=== WHAT IS NEEDED ===
Below are entries; repeat exactly, and nothing else, the lines from the one holding "Convert this chart to D3.js code." through the one holding "97.92, 97.65, 97.65];", inclusive. Leave the pictures out.

==== DATA SUPPLIED

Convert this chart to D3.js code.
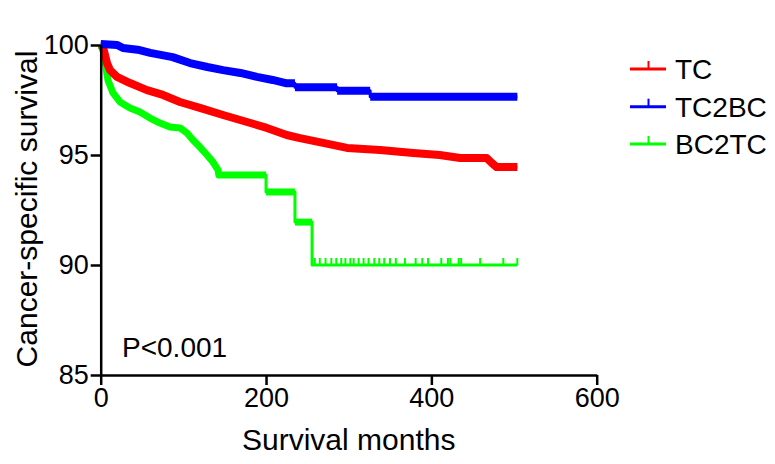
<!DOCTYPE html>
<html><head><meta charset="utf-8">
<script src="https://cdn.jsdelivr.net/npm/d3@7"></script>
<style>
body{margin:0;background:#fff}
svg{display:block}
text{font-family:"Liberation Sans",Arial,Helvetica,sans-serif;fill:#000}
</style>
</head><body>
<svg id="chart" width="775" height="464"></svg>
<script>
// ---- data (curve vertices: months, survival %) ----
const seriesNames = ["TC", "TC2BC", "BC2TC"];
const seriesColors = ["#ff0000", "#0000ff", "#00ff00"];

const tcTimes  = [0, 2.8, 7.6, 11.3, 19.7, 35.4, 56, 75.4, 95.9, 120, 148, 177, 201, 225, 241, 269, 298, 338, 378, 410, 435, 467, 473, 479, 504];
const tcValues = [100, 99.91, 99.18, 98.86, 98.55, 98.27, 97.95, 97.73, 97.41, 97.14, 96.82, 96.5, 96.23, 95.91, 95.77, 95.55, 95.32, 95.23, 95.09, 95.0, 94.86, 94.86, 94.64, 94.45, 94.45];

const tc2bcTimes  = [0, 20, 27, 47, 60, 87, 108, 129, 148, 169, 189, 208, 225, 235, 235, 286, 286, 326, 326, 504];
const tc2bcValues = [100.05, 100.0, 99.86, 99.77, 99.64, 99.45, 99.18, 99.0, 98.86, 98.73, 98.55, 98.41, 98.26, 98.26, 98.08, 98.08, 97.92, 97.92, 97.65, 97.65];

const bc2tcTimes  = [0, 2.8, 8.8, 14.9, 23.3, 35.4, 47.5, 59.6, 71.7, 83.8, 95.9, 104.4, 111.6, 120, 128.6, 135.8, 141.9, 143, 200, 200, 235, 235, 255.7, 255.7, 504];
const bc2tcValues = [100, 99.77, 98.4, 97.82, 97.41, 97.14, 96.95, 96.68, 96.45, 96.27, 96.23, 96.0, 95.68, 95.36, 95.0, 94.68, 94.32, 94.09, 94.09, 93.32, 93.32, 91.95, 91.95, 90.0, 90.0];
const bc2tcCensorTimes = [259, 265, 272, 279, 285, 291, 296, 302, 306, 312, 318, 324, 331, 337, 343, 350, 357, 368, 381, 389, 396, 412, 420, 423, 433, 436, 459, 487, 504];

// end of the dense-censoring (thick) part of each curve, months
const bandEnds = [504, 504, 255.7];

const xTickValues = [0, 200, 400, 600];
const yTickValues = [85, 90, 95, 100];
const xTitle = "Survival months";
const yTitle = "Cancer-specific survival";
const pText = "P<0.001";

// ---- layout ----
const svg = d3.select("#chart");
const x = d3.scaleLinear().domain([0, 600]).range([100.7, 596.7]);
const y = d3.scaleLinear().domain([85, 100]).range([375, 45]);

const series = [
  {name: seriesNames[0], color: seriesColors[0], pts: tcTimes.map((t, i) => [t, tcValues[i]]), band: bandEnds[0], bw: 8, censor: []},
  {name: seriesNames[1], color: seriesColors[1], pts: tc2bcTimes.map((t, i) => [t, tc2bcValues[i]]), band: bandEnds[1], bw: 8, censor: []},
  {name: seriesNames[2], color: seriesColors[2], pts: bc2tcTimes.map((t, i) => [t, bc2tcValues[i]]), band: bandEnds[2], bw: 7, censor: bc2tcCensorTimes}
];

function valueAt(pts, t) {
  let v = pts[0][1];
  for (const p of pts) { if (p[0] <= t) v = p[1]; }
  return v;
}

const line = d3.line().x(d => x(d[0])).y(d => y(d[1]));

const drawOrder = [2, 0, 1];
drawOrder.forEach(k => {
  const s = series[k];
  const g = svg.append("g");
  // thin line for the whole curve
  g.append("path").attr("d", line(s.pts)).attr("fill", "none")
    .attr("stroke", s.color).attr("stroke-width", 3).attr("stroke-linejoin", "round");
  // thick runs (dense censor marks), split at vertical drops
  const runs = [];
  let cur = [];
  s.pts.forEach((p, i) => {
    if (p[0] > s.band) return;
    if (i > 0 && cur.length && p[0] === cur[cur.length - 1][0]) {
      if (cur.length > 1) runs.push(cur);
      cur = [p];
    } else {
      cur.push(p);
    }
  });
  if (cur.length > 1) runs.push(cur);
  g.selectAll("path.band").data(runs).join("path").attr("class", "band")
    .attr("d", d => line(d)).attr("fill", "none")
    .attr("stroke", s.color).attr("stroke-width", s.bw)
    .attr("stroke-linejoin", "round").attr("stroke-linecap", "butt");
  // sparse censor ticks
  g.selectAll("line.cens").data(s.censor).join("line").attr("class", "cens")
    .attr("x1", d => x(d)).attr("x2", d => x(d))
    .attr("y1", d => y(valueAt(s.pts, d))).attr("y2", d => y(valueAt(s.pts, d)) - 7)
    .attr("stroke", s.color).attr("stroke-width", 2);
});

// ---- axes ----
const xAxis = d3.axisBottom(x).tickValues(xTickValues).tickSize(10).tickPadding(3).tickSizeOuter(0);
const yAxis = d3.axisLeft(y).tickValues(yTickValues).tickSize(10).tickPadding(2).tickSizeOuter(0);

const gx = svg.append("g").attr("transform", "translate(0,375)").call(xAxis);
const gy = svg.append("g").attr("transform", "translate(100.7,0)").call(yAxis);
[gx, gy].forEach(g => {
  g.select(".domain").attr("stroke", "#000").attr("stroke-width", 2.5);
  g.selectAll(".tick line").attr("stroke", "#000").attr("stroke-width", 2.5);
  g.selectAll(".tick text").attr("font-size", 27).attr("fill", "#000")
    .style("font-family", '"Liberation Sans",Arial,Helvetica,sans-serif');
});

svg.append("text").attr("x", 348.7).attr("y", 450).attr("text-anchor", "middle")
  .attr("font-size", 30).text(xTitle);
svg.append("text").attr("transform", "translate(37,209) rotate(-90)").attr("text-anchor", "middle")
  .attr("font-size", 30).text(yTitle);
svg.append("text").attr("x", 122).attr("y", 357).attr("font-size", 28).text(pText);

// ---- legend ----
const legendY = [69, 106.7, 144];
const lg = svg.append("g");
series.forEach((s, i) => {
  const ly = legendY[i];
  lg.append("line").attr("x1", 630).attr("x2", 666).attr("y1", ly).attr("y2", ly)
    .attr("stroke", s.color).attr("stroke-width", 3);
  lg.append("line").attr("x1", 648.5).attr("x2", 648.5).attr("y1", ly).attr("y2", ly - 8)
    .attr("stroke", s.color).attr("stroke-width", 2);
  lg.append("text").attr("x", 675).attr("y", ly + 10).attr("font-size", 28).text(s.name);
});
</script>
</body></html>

========
==== DATA SUPPLIED

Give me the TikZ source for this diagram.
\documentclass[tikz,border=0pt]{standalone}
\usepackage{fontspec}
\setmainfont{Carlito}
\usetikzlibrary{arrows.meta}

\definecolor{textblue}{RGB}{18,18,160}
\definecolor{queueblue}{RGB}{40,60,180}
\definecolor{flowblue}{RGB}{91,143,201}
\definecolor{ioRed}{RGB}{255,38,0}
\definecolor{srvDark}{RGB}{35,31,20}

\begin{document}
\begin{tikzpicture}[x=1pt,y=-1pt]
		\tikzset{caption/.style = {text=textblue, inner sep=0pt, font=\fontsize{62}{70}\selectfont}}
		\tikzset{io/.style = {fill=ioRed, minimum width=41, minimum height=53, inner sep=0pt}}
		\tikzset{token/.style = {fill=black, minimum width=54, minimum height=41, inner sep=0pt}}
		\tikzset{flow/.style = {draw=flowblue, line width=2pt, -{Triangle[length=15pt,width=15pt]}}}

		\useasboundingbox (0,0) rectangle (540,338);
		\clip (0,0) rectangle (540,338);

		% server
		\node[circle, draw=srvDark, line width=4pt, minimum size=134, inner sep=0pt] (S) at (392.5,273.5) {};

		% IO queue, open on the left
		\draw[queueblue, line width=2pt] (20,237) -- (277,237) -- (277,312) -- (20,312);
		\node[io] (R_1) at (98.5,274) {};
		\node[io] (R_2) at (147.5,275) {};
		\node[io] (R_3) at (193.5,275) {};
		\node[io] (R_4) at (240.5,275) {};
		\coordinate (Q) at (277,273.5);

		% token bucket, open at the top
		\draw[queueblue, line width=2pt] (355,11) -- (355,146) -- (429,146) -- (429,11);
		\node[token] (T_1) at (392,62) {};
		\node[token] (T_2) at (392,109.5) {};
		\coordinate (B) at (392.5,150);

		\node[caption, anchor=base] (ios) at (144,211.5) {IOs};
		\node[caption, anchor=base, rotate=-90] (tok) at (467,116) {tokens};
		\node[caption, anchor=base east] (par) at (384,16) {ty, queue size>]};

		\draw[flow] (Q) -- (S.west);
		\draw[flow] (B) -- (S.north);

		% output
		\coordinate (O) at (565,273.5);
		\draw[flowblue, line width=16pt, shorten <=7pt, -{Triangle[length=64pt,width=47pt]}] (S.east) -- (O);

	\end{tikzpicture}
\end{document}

========
==== DATA SUPPLIED

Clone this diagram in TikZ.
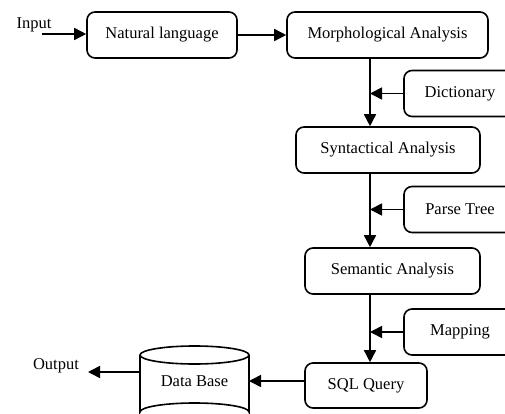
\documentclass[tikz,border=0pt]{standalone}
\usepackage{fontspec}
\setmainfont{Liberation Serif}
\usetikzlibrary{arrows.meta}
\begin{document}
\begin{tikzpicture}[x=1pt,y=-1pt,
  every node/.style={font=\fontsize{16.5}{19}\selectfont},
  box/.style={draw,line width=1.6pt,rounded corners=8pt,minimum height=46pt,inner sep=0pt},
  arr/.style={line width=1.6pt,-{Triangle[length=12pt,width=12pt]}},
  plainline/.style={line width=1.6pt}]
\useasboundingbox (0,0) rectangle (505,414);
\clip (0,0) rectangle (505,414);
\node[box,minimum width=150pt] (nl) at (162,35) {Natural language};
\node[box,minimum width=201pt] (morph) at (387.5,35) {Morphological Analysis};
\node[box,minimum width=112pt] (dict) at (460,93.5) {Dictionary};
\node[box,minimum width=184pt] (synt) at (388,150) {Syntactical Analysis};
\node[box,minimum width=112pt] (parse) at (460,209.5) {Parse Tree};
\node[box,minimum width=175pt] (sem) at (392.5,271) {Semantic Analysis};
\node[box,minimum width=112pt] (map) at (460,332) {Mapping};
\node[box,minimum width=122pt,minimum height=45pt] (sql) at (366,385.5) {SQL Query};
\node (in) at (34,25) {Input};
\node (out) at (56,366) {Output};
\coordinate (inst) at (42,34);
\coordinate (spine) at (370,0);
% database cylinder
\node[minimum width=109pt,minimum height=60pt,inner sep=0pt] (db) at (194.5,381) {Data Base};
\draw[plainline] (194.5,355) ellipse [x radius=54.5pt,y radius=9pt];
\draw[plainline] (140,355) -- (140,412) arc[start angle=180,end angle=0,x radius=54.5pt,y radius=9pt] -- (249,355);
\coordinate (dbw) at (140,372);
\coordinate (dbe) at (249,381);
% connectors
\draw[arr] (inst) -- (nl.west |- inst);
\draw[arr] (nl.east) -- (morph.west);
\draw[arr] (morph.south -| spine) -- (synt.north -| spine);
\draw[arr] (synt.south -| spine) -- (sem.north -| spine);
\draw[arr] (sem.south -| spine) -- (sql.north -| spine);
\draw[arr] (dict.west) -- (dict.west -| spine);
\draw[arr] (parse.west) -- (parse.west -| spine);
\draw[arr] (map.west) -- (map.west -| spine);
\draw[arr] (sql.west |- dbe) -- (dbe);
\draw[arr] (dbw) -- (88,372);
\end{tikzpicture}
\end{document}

========

=== CORRECT RESULT ===
Convert this chart to D3.js code.
<!DOCTYPE html>
<html><head><meta charset="utf-8">
<script src="https://cdn.jsdelivr.net/npm/d3@7"></script>
<style>
body{margin:0;background:#fff}
svg{display:block}
text{font-family:"Liberation Sans",Arial,Helvetica,sans-serif;fill:#000}
</style>
</head><body>
<svg id="chart" width="775" height="464"></svg>
<script>
// ---- data (curve vertices: months, survival %) ----
const seriesNames = ["TC", "TC2BC", "BC2TC"];
const seriesColors = ["#ff0000", "#0000ff", "#00ff00"];

const tcTimes  = [0, 2.8, 7.6, 11.3, 19.7, 35.4, 56, 75.4, 95.9, 120, 148, 177, 201, 225, 241, 269, 298, 338, 378, 410, 435, 467, 473, 479, 504];
const tcValues = [100, 99.91, 99.18, 98.86, 98.55, 98.27, 97.95, 97.73, 97.41, 97.14, 96.82, 96.5, 96.23, 95.91, 95.77, 95.55, 95.32, 95.23, 95.09, 95.0, 94.86, 94.86, 94.64, 94.45, 94.45];

const tc2bcTimes  = [0, 20, 27, 47, 60, 87, 108, 129, 148, 169, 189, 208, 225, 235, 235, 286, 286, 326, 326, 504];
const tc2bcValues = [100.05, 100.0, 99.86, 99.77, 99.64, 99.45, 99.18, 99.0, 98.86, 98.73, 98.55, 98.41, 98.26, 98.26, 98.08, 98.08, 97.92, 97.92, 97.65, 97.65];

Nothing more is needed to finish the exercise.